Hi,
I’m currently working on a final project/thesis for my CompSci course at the University of Cambridge. I have used Elixir for about a year now and I have decided to port the GoogleDataflow/Apache Beam SDK/local runner to Elixir.
The reference implementations are written in Java and Python, and while I can write well-structured functional code from scratch, porting something using so many OOP features into idiomatic Elixir is a challenge (and one which I intend to treat in my thesis), especially since a lot of the domain-specific concepts are realised in this OOP universe only for now.
I am starting by porting many of the classes used into modules, and replacing inheritance with behaviours (which is already resulting in cleaner code IMO), planning to possibly refactor some parts into a more idiomatic structure at a later point. The sticking point for me is the case where instead of just static functionality overrides, the functionality is parametrised in Python/Java by using instances of objects. For example, elements may be assigned to windows of time, and while an IntervalWindow
defines some functionality which conforms to that expected by a Window
, it needs different parameters from, say, a GlobalWindow
(which needs none).
The default answer for this may be “use protocols”, and indeed Flow uses structs for this purpose (but not protocols, as the windowing functions there do not have to be user-extensible). Indeed for many entities in my framework structs with protocols are the clear solution.
However for certain “behaviours” or strategies, apart from the parametrisation requirement, behaviours seem to be the right solution—a strategy for doing something seems to me like a behaviour, not a data structure. In many cases, any extensions will only need to implement a small subset of the available functionality, a perfect use case of behaviours along with default implementations and defoverridable
. Protocols seem to me to imply much looser semantics and restrictions, along the lines of “do this thing, but I don’t care how you do it”, versus the behaviours’ idea of “give me this small custom function which I will plug into my larger system”.
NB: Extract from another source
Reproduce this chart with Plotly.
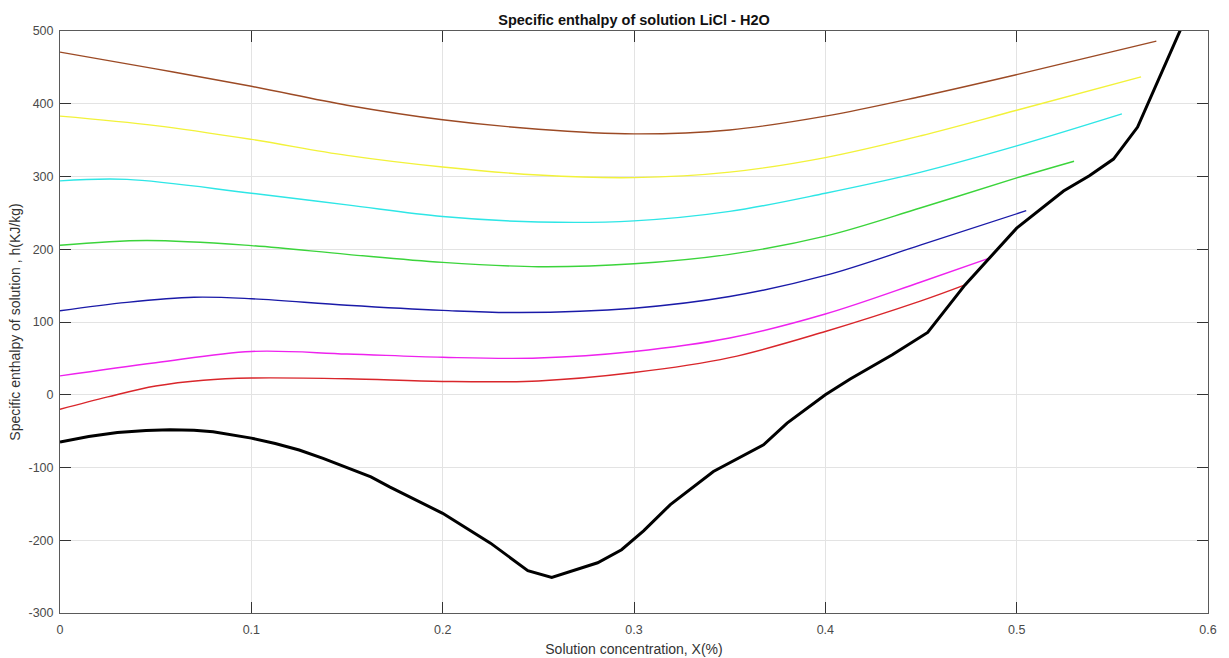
import plotly.graph_objects as go

# Isotherm curves of specific enthalpy h (kJ/kg) versus LiCl mass fraction X
x_brown = [0.0, 0.05, 0.1, 0.15, 0.2, 0.25, 0.3, 0.35, 0.4, 0.45, 0.5, 0.573]
h_brown = [471, 448, 424, 398, 378, 365, 358.6, 364, 383, 410, 440, 486]

x_yellow = [0.0, 0.05, 0.1, 0.15, 0.2, 0.25, 0.3, 0.35, 0.4, 0.45, 0.5, 0.565]
h_yellow = [383, 370, 351, 329, 313, 302, 298.5, 306, 326, 356, 391, 437]

x_cyan = [0.0, 0.035, 0.1, 0.15, 0.2, 0.25, 0.3, 0.35, 0.4, 0.45, 0.5, 0.555]
h_cyan = [294, 296, 277, 261, 245, 237.5, 239, 252, 277, 306, 342, 386]

x_green = [0.0, 0.045, 0.1, 0.15, 0.2, 0.25, 0.3, 0.35, 0.4, 0.45, 0.5, 0.53]
h_green = [205.5, 212, 205, 193, 182, 176, 180, 193, 218, 257, 298, 321]

x_blue = [0.0, 0.035, 0.07, 0.1, 0.15, 0.2, 0.24, 0.3, 0.35, 0.4, 0.45, 0.505]
h_blue = [115.5, 127, 134, 132, 123, 116, 113, 119, 135, 164, 206, 253]

x_magenta = [0.0, 0.05, 0.1, 0.15, 0.2, 0.25, 0.3, 0.35, 0.4, 0.45, 0.485]
h_magenta = [26, 44, 59.5, 56, 51.5, 50.5, 59.5, 78, 111, 155, 187]

x_red = [0.0, 0.025, 0.05, 0.075, 0.1, 0.15, 0.2, 0.25, 0.3, 0.35, 0.4, 0.45, 0.473]
h_red = [-20, -3, 12, 20, 23, 22, 18.3, 19, 30.5, 51, 87, 129, 151]

# Crystallisation / saturation boundary
x_sat = [0.0, 0.015, 0.03, 0.045, 0.0575, 0.07, 0.08, 0.09, 0.1, 0.1125, 0.125, 0.1375,
         0.15, 0.1625, 0.1725, 0.185, 0.2, 0.225, 0.2445, 0.257, 0.281, 0.2935, 0.305,
         0.319, 0.3415, 0.3677, 0.38, 0.4, 0.413, 0.435, 0.4535, 0.473, 0.485, 0.5,
         0.5245, 0.538, 0.5506, 0.5632, 0.5855]
h_sat = [-65, -57.5, -52, -49, -48, -48.8, -51, -55, -59.6, -67, -76, -87.5,
         -100, -113, -127, -143, -163, -204, -241.7, -251, -231, -213, -187,
         -151, -105.5, -68.8, -39, 0, 21.6, 55, 85.7, 151, 186, 229,
         280, 301, 324, 368, 501]

y_ticks = [-300, -200, -100, 0, 100, 200, 300, 400, 500]
y_tick_text = ["-300", "-200", "-100", "0", "100", "200", "300", "400", "500"]
x_ticks = [0, 0.1, 0.2, 0.3, 0.4, 0.5, 0.6]
x_tick_text = ["0", "0.1", "0.2", "0.3", "0.4", "0.5", "0.6"]

curves = [
    (x_red, h_red, "#d9262b"),
    (x_magenta, h_magenta, "#ee22ee"),
    (x_blue, h_blue, "#1a1aa8"),
    (x_green, h_green, "#3bd43b"),
    (x_cyan, h_cyan, "#2ee6e6"),
    (x_yellow, h_yellow, "#f2f23a"),
    (x_brown, h_brown, "#9c4a25"),
]

FONT = "Liberation Sans, Arial, sans-serif"

fig = go.Figure()
for xs, hs, col in curves:
    fig.add_trace(go.Scatter(x=xs, y=hs, mode="lines",
                             line=dict(color=col, width=1.4, shape="spline"),
                             showlegend=False, hoverinfo="x+y"))

fig.add_trace(go.Scatter(x=x_sat, y=h_sat, mode="lines",
                         line=dict(color="#000000", width=3),
                         showlegend=False, hoverinfo="x+y"))

axis_common = dict(
    showgrid=True, gridcolor="#e3e3e3", gridwidth=1,
    zeroline=False, automargin=False,
    showline=True, linecolor="#5a5a5a", linewidth=1, mirror="ticks",
    ticks="inside", ticklen=11, tickwidth=1, tickcolor="#333333",
    tickfont=dict(family=FONT, size=12.5, color="#4a4a4a"),
)

fig.update_layout(
    width=1229, height=658,
    margin=dict(l=60, r=21, t=31, b=45),
    paper_bgcolor="white", plot_bgcolor="white",
    font=dict(family=FONT, size=12, color="#333333"),
    title=dict(text="<b>Specific enthalpy of solution LiCl - H2O</b>",
               x=0.5, xref="paper", xanchor="center",
               y=1 - 19.5 / 658, yref="container", yanchor="middle",
               font=dict(family=FONT, size=14.5, color="#111111")),
    xaxis=dict(range=[0, 0.6], tickvals=x_ticks, ticktext=x_tick_text,
               ticklabelstandoff=5,
               title=dict(text="Solution concentration, X(%)", standoff=8,
                          font=dict(family=FONT, size=14, color="#333333")),
               **axis_common),
    yaxis=dict(range=[-300, 500], tickvals=y_ticks, ticktext=y_tick_text,
               ticklabelstandoff=3,
               title=dict(text="Specific enthalpy of solution , h(KJ/kg)", standoff=4,
                          font=dict(family=FONT, size=14, color="#333333")),
               **axis_common),
)

fig.write_html("out.html")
Thinking about this then, my first idea was to simply represent these “parametrised behaviours” as tuples of {Module, data}
where data
is arbitrary and simply passed along to all of the behaviour functions. But immediately afterwards, I realised this is just Erlang’s tuple modules, one of the things explicitly solved by protocols!
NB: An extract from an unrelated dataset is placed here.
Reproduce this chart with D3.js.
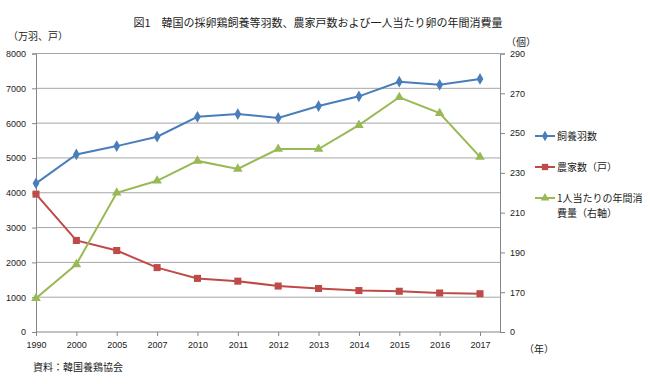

What I am currently doing is indeed using protocols “under the hood”, however I am also using a behaviour to enforce a stricter contract on the using modules. In my __using__
macro, I make the implementing (using) module implement the required behaviour, and define an automatic implementation for the protocol which calls into these behaviour functions (possibly with default implementations).
This way the user is encouraged to think of the module as a behaviour, a pluggable strategy if you will, which can also get a struct of itself as a parameter to its callbacks. Of course there is nothing stopping more advanced users from just providing their own implementation of the protocol, but the goal here is to make it as easy as possible for users to plug their custom functionality into the system.
My question is: is this a code smell? Too much “magic”? Should I just explicitly use protocols and make users explicitly call into the default implementations if they want them? Again, usually there will be 5–6 functions in such a module and a user may override 1 or 2 of them.
I’d appreciate any advice or insight people may have on this.